Prosesi dimulai dengan penyerahan simbolis Ake Dango oleh salah satu tetua adat Sowohi Mahifa, H. Abdullah Husaen, kepada anak cucu perwakilan lima marga Tosofu Malamo.
Usai penyerahan, suara tifa dan rababu mengalun, mengiringi perwakilan masing-masing marga: Sowohi Kie Matiti, Sowohi Tosofu Makene, Sowohi Tosofu Malamo, Sowohi Toduho, dan Sowohi Fola Sowohi. Dari setiap marga, terdapat 13 perempuan yang membawa air dari puncak Kie Matubu. Air tersebut dimasukkan ke dalam bambu yang dibungkus kain putih di bagian atasnya.
Selanjutnya, perwakilan salah satu marga menaburkan air suci ke dalam bambu yang lebih besar, yang akan dibawa ke Kadato Kesultanan Tidore pada keesokan harinya.
Sultan Tidore, H. Husain Alting Sjah, dalam sambutannya mengatakan bahwa tidak ada manusia yang sempurna di dunia ini, termasuk dalam pemerintahan.
“Pemerintahan Muhammad Sinen dan Ahmad Laiman tetap perlu kita dukung, meski masih ada kekurangan di sana-sini,” ujar Sultan.
Ia juga menyinggung suasana pasca-pilkada yang telah selesai dan mengajak semua pihak untuk bersatu. “Tidak ada lawan yang abadi,” tambahnya.
Sultan menjelaskan bahwa tradisi Ake Dango jauh lebih dulu dikenal masyarakat Tidore sebelum adanya Hari Air Dunia. Air dianggap sangat berharga dan sakral karena sebagian besar tubuh manusia tercipta dari air.
“Air yang diritualkan ini diambil dari mata air terbaik di puncak Kie Matubu. Ini menunjukkan betapa luar biasanya peran air dalam kehidupan,” ungkapnya.
Sementara itu, Wali Kota Tidore Kepulauan, Muhammad Sinen, menyampaikan bahwa prosesi Ake Dango menjadi pembuka seluruh rangkaian HJT ke-917.
“Ritual ini dibuat sederhana namun sarat makna, sebagai bentuk apresiasi atas budaya yang kita miliki,” katanya.
Ia menegaskan pentingnya melestarikan tradisi sebagai tanggung jawab generasi saat ini untuk diwariskan kepada generasi selanjutnya.

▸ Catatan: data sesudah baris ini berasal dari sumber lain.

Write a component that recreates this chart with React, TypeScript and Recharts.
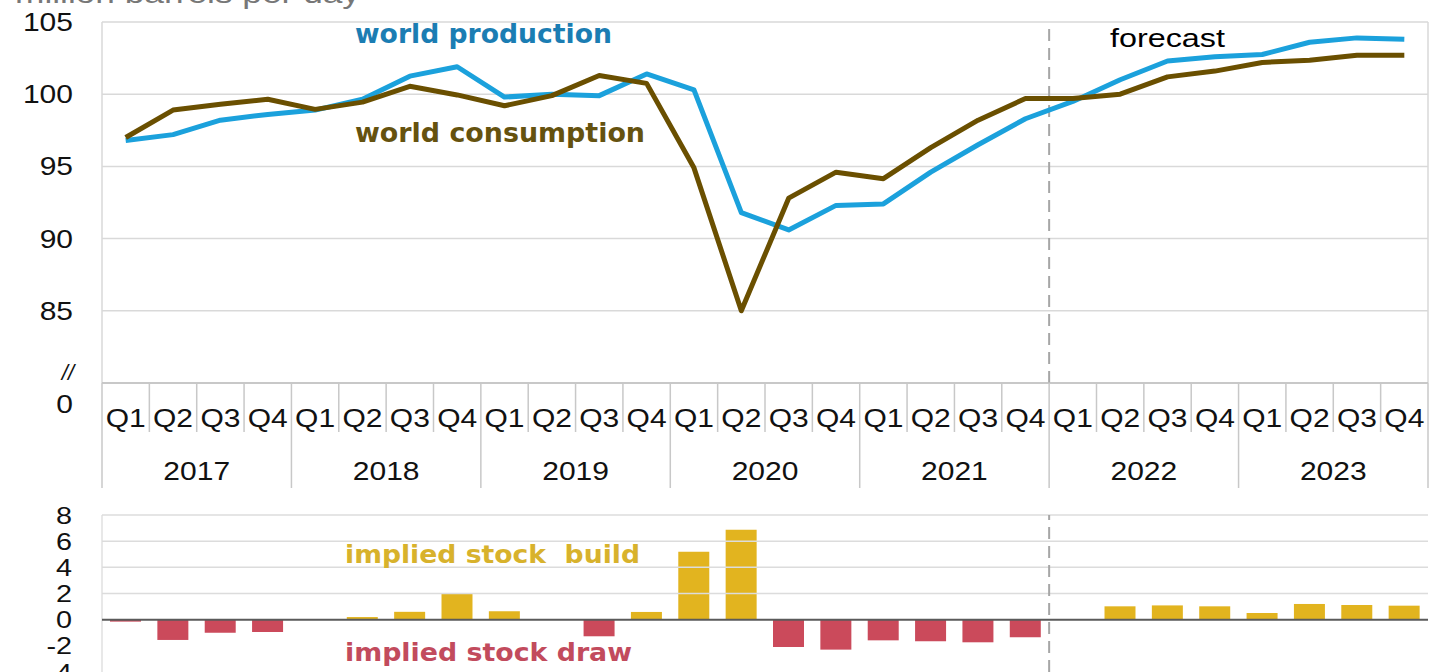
import React from 'react';
import { LineChart, Line, BarChart, Bar, Cell, XAxis, YAxis, CartesianGrid, ReferenceLine } from 'recharts';

// categories
const YEARS = ['2017', '2018', '2019', '2020', '2021', '2022', '2023'];
const QUARTERS = ['Q1', 'Q2', 'Q3', 'Q4'];
const FORECAST_FROM = '2022 Q1';

// million barrels per day
const worldProduction = [
  96.8, 97.2, 98.2, 98.6, 98.9, 99.65, 101.25, 101.9, 99.8, 100.0, 99.9, 101.4, 100.3, 91.8,
  90.6, 92.3, 92.4, 94.6, 96.5, 98.3, 99.5, 101.0, 102.3, 102.6, 102.75, 103.6, 103.9, 103.8,
];
const worldConsumption = [
  97.0, 98.9, 99.3, 99.65, 98.95, 99.45, 100.55, 99.95, 99.2, 99.9, 101.3, 100.75, 94.9, 85.0,
  92.8, 94.6, 94.15, 96.3, 98.2, 99.7, 99.7, 100.0, 101.2, 101.6, 102.2, 102.35, 102.7, 102.7,
];
const stockChange = [
  -0.15, -1.55, -1.0, -0.95, 0, 0.2, 0.6, 2.0, 0.65, 0, -1.27, 0.59, 5.2, 6.87,
  -2.09, -2.29, -1.58, -1.65, -1.73, -1.35, 0, 1.02, 1.09, 1.02, 0.51, 1.2, 1.12, 1.07,
];

// tick labels
const balanceTicks = [85, 90, 95, 100, 105];
const stockTicks = [-4, -2, 0, 2, 4, 6, 8];
const stockGrid = [2, 4, 6, 8];

const W = 1430;
const AXIS_W = 102;
const RIGHT = 2;
const HALF_BAND = (W - AXIS_W - RIGHT) / (YEARS.length * QUARTERS.length) / 2;

const BLUE = '#1ba1dc';
const BROWN = '#6a4f00';
const YELLOW = '#e2b41f';
const RED = '#cb4a5b';
const SEP = '#c8c8c8';

const rows = YEARS.flatMap((year, yi) =>
  QUARTERS.map((q, qi) => {
    const i = yi * QUARTERS.length + qi;
    return {
      i,
      year,
      q,
      production: worldProduction[i],
      consumption: worldConsumption[i],
      stock: stockChange[i],
    };
  })
);
const forecastIndex = rows.findIndex((r) => `${r.year} ${r.q}` === FORECAST_FROM);
const indexTicks = rows.map((r) => r.i);
const xDomain = [-0.5, rows.length - 0.5];

const ARIAL = "'Liberation Sans', Arial, sans-serif";
const VERDANA = "'DejaVu Sans', Verdana, sans-serif";

// the source looks horizontally stretched, so the Arial text is widened a bit
function SText({ x, y, size = 25, anchor = 'middle', fill = '#111', children }: any) {
  return (
    <text
      transform={`translate(${x} ${y}) scale(1.2 1)`}
      textAnchor={anchor}
      fontFamily={ARIAL}
      fontSize={size}
      fill={fill}
    >
      {children}
    </text>
  );
}

function QuarterTick(props: any) {
  const { x, y, payload } = props;
  const row = rows[payload.value];
  if (!row) return <g />;
  const left = x - HALF_BAND;
  return (
    <g>
      <line x1={left} x2={left} y1={y} y2={y + (row.q === 'Q1' ? 105 : 49)} stroke={SEP} strokeWidth={1.5} />
      {row.i === rows.length - 1 && (
        <line x1={x + HALF_BAND} x2={x + HALF_BAND} y1={y} y2={y + 105} stroke={SEP} strokeWidth={1.5} />
      )}
      <SText x={x} y={y + 44}>{row.q}</SText>
      {row.q === 'Q3' && <SText x={left} y={y + 97}>{row.year}</SText>}
    </g>
  );
}

function BalanceTick(props: any) {
  const { x, y, payload } = props;
  return <SText x={x - 29} y={y + 9} anchor="end">{payload.value}</SText>;
}

function StockTick(props: any) {
  const { x, y, payload } = props;
  return <SText x={x - 30} y={y + 8.5} size={24} anchor="end">{payload.value}</SText>;
}

export default function App() {
  return (
    <div style={{ position: 'relative', width: W, height: 672, overflow: 'hidden', background: '#fff' }}>
      <style>{`body{margin:0;overflow:hidden;background:#fff}`}</style>

      <div style={{ position: 'absolute', left: 0, top: 0 }}>
        <LineChart width={W} height={500} data={rows} margin={{ top: 22, right: RIGHT, bottom: 0, left: 0 }}>
          <CartesianGrid stroke="#d9d9d9" strokeWidth={1.5} verticalPoints={[AXIS_W, W - RIGHT]} />
          <XAxis
            type="number"
            dataKey="i"
            domain={xDomain}
            ticks={indexTicks}
            interval={0}
            height={117}
            tickSize={0}
            tickMargin={0}
            tickLine={false}
            axisLine={{ stroke: '#bfbfbf', strokeWidth: 1.5 }}
            tick={(p: any) => <QuarterTick {...p} />}
          />
          <YAxis
            domain={[80, 105]}
            ticks={balanceTicks}
            interval={0}
            width={AXIS_W}
            axisLine={false}
            tickLine={false}
            tickSize={0}
            tickMargin={0}
            tick={(p: any) => <BalanceTick {...p} />}
          />
          <ReferenceLine x={forecastIndex - 0.5} stroke="#a6a6a6" strokeWidth={2} strokeDasharray="12 7" />
          <Line
            type="linear"
            dataKey="production"
            stroke={BLUE}
            strokeWidth={5}
            strokeLinejoin="round"
            dot={false}
            activeDot={false}
            isAnimationActive={false}
          />
          <Line
            type="linear"
            dataKey="consumption"
            stroke={BROWN}
            strokeWidth={5}
            strokeLinejoin="round"
            dot={false}
            activeDot={false}
            isAnimationActive={false}
          />
        </LineChart>
      </div>

      <div style={{ position: 'absolute', left: 0, top: 500 }}>
        <BarChart width={W} height={172} data={rows} margin={{ top: 15, right: RIGHT, bottom: 0, left: 0 }}>
          <CartesianGrid horizontal={false} verticalPoints={[AXIS_W]} stroke="#e0e0e0" strokeWidth={1.5} />
          <XAxis type="number" dataKey="i" domain={xDomain} hide />
          <YAxis
            domain={[-4, 8]}
            ticks={stockTicks}
            interval={0}
            width={AXIS_W}
            axisLine={false}
            tickLine={false}
            tickSize={0}
            tickMargin={0}
            tick={(p: any) => <StockTick {...p} />}
          />
          {stockGrid.map((v) => (
            <ReferenceLine key={v} y={v} stroke="#dcdcdc" strokeWidth={1.5} />
          ))}
          <ReferenceLine x={forecastIndex - 0.5} stroke="#a6a6a6" strokeWidth={2} strokeDasharray="12 7" />
          <Bar dataKey="stock" barSize={31} isAnimationActive={false}>
            {rows.map((r) => (
              <Cell key={r.i} fill={r.stock < 0 ? RED : YELLOW} />
            ))}
          </Bar>
          <ReferenceLine y={0} stroke="#5a5a5a" strokeWidth={2} />
        </BarChart>
      </div>

      <svg
        width={W}
        height={672}
        style={{ position: 'absolute', left: 0, top: 0, pointerEvents: 'none' }}
      >
        <text x={15} y={3} fontFamily={ARIAL} fontSize={28} fill="#777" textLength={345} lengthAdjust="spacingAndGlyphs">
          million barrels per day
        </text>
        <text x={355} y={43} fontFamily={VERDANA} fontWeight="bold" fontSize={26} fill="#1b7db3" textLength={257} lengthAdjust="spacingAndGlyphs">
          world production
        </text>
        <text x={355} y={142} fontFamily={VERDANA} fontWeight="bold" fontSize={26} fill="#65520f" textLength={290} lengthAdjust="spacingAndGlyphs">
          world consumption
        </text>
        <text x={1110} y={47} fontFamily={ARIAL} fontSize={26} fill="#000" textLength={115} lengthAdjust="spacingAndGlyphs">
          forecast
        </text>
        <text x={345} y={563} fontFamily={VERDANA} fontWeight="bold" fontSize={25} fill="#d8b22c" textLength={295} lengthAdjust="spacingAndGlyphs" style={{ whiteSpace: 'pre' }}>
          implied stock  build
        </text>
        <text x={345} y={661} fontFamily={VERDANA} fontWeight="bold" fontSize={25} fill="#c24b5d" textLength={287} lengthAdjust="spacingAndGlyphs">
          implied stock draw
        </text>
        <text x={74} y={380} fontFamily={ARIAL} fontStyle="italic" fontSize={22} fill="#111" textAnchor="end">
          //
        </text>
        <SText x={73} y={413} anchor="end">0</SText>
      </svg>
    </div>
  );
}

“Momen ini harus menjadi sejarah yang bisa diceritakan kepada anak cucu, bahwa kita turut ambil bagian dalam merawat tradisi,” tambahnya.
Ia juga mengajak seluruh pemangku kepentingan untuk menjaga kecintaan terhadap daerah dan memperkuat kolaborasi demi pembangunan yang berkelanjutan.
“Harapannya, kita selalu mendapat restu dari para leluhur yang senantiasa mendoakan anak cucunya,” pungkasnya.
Tinggalkan Balasan
Anda harus masuk untuk berkomentar.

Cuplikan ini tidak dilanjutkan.